A person can also qualify by obtaining a Child Development Associate Credential, and getting one year supervised teaching experience in an early childhood program.
While the staff at Kalamapii don’t meet those standards, Acasio says she knows 90% of them personally ― and calls all of them incredible teachers.
“Do I feel like the facility is built to be an absolute top notch child care facility and preschool? Yes!” she said.
That foundation is made up of people like Janet Bibilone.
“I have been teaching for 40 years,” said Bibilone. “I didn’t finish my college and that’s the problem.”
Pierce says she’s spent months going back and forth with the state trying to get Bibilone and three other staff members waivers that would legally qualify them to fill the school’s teaching positions.
But court documents allege DHS still needs more information from Pierce about each candidate.
Parents plead for a solution
In the meantime, parents say the school has been very transparent about everything and fear what will happen if the state forces it to permanently close.
“I would be broken,” said Lori Silva-Fernandez. “I don’t know what I would do.”
Her daughter, Olivia, is a special needs student. She was born with a rare chromosomal abnormality.
Silva-Fernandez says she tried to get her 4-year-old into two other preschools, but they were all full.
Silva-Fernandez adds in the short time her daughter has been going to Kalamapii, Olivia’s speech has blossomed.
It’s a skill she needed to work on before starting kindergarten next year.
“She’s come a long way. Her physical mobility is improving. Her fine motor is improving,” said Silva-Fernandez.
As Hawaii’s need for early childhood education grows, Pierce questions why more isn’t being done to simplify the licensing process.

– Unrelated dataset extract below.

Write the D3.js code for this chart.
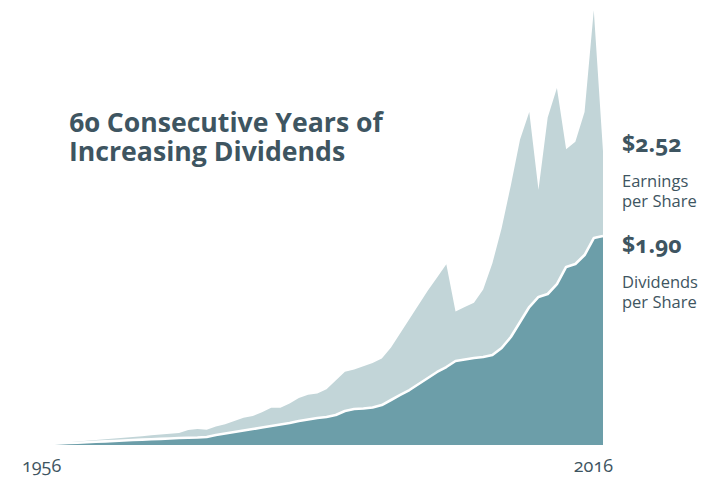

“We need to have a system that’s transparent and easy to follow,” she said. “It shouldn’t be tricky. I shouldn’t have to guess.”
Because of the lawsuit, DHS officials couldn’t answer questions specific to this case.
But but they did defend the process.
“The department doesn’t try to block people from getting a license. Or try to create roadblocks,” said Child Care Program technical assistant Dayna Luka. “We are just wanting to ensure the health and safety of the children. Ensure that an applicant is meeting those rules for minimum health and safety so we can issue a license.”
Pierce is scheduled to be back in court Tuesday, and that will be the first time she presents her side of the story to a judge. She’s currently being fined $1,500 a day for operating without a license.
Meanwhile, parents are lining up to secure their children a spot at the school.
The current wait list is two and a half years.